** start Data supplied **

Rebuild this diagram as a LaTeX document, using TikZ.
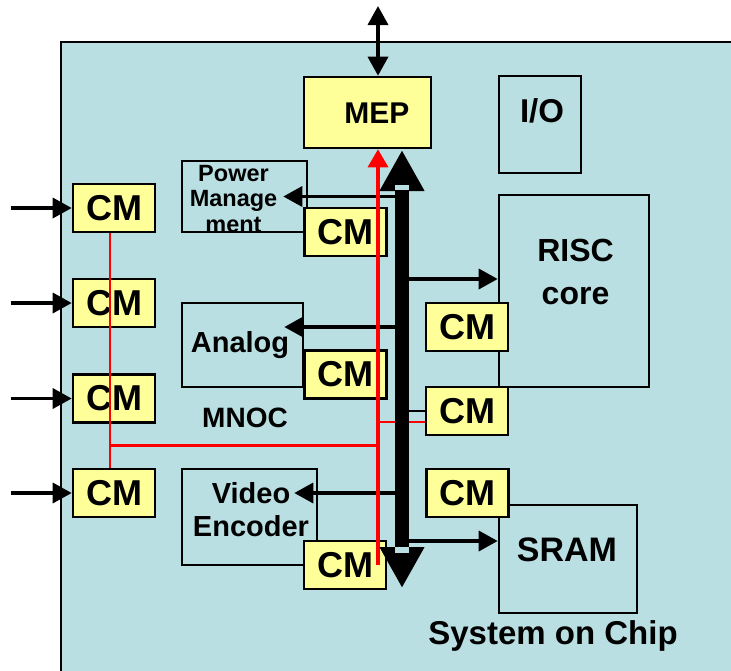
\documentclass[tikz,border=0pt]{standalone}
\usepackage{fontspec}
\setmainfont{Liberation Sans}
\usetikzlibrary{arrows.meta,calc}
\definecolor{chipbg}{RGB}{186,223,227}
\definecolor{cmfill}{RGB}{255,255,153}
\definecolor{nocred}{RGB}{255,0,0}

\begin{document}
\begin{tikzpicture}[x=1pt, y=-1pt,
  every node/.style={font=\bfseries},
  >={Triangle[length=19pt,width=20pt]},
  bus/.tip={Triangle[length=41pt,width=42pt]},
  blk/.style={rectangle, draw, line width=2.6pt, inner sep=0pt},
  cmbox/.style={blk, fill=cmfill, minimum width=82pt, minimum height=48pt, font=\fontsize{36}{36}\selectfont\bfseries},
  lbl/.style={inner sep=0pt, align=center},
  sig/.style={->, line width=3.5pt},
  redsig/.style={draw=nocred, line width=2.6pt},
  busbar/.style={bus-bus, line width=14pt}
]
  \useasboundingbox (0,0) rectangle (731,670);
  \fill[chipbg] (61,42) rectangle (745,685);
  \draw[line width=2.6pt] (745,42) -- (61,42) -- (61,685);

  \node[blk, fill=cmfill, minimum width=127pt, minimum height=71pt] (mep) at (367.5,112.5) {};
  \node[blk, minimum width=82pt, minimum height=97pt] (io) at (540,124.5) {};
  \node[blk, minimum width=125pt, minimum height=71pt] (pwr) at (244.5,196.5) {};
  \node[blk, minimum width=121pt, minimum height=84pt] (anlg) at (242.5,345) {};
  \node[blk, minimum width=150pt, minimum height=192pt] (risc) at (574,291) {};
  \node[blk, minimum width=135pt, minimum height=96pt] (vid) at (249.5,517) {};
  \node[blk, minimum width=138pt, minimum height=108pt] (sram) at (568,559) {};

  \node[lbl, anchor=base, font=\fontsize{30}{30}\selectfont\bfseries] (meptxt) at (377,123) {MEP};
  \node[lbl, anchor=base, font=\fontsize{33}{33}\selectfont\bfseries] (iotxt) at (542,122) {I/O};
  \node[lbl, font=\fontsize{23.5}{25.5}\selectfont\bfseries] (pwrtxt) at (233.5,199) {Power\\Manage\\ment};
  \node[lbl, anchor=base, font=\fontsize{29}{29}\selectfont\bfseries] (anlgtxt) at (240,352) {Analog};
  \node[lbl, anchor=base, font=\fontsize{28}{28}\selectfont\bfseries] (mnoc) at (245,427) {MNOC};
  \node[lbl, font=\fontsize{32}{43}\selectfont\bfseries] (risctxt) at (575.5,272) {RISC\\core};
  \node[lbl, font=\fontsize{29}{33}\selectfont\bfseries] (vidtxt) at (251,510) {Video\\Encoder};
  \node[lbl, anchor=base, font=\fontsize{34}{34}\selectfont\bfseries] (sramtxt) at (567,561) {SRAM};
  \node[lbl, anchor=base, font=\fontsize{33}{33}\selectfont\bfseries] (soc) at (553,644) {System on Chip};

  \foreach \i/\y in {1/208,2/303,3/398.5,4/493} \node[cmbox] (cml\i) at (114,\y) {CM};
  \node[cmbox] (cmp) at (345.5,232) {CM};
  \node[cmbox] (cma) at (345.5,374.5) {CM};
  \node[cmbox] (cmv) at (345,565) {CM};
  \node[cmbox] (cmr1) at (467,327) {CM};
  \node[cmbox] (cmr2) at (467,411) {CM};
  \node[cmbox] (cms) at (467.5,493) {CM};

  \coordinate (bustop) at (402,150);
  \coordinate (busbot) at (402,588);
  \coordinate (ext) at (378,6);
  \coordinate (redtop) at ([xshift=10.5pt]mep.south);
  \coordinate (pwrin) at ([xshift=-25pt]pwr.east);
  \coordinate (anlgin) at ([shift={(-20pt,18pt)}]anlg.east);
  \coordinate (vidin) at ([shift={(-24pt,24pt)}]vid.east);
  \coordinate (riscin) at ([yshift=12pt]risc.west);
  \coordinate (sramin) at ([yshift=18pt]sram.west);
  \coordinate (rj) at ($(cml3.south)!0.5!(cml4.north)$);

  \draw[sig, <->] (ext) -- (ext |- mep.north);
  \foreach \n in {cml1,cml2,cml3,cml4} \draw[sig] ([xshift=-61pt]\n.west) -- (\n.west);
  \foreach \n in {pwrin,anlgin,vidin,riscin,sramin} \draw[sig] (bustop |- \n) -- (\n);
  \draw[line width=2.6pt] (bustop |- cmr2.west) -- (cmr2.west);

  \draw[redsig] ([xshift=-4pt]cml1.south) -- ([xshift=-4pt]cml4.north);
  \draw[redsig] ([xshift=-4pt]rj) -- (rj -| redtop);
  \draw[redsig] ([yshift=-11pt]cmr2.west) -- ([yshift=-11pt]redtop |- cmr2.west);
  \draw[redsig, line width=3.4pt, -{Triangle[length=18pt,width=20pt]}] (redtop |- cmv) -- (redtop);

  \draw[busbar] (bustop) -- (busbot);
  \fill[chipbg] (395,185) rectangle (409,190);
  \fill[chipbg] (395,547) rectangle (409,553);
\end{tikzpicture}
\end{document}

** end Data supplied **
** start Data supplied **

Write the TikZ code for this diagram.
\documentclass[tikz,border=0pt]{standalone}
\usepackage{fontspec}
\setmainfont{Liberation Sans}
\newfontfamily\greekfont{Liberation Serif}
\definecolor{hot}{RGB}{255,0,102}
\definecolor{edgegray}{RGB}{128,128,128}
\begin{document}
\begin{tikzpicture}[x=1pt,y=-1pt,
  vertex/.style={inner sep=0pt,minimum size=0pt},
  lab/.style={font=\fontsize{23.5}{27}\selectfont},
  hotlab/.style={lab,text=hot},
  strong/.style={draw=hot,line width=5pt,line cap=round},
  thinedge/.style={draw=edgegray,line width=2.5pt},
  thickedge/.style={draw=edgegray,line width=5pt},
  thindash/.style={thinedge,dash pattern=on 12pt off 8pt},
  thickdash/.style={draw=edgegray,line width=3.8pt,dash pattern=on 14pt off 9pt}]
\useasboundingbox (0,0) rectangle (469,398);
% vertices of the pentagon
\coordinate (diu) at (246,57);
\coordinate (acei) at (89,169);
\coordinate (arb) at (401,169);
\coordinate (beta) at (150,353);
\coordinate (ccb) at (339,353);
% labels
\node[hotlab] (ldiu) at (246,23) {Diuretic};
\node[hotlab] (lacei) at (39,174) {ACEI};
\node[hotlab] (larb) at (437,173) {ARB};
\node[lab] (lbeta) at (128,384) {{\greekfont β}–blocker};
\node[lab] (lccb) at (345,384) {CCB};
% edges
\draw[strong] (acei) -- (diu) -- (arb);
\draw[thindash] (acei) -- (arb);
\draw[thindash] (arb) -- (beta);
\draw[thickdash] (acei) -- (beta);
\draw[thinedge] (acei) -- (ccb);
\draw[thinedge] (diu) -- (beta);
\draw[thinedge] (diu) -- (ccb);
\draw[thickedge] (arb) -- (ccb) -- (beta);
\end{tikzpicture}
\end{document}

** end Data supplied **

◆ **Exercise**: Lines containing the word "this" are to be counted in the listing; state their number alone.

◆ **Solution**: 2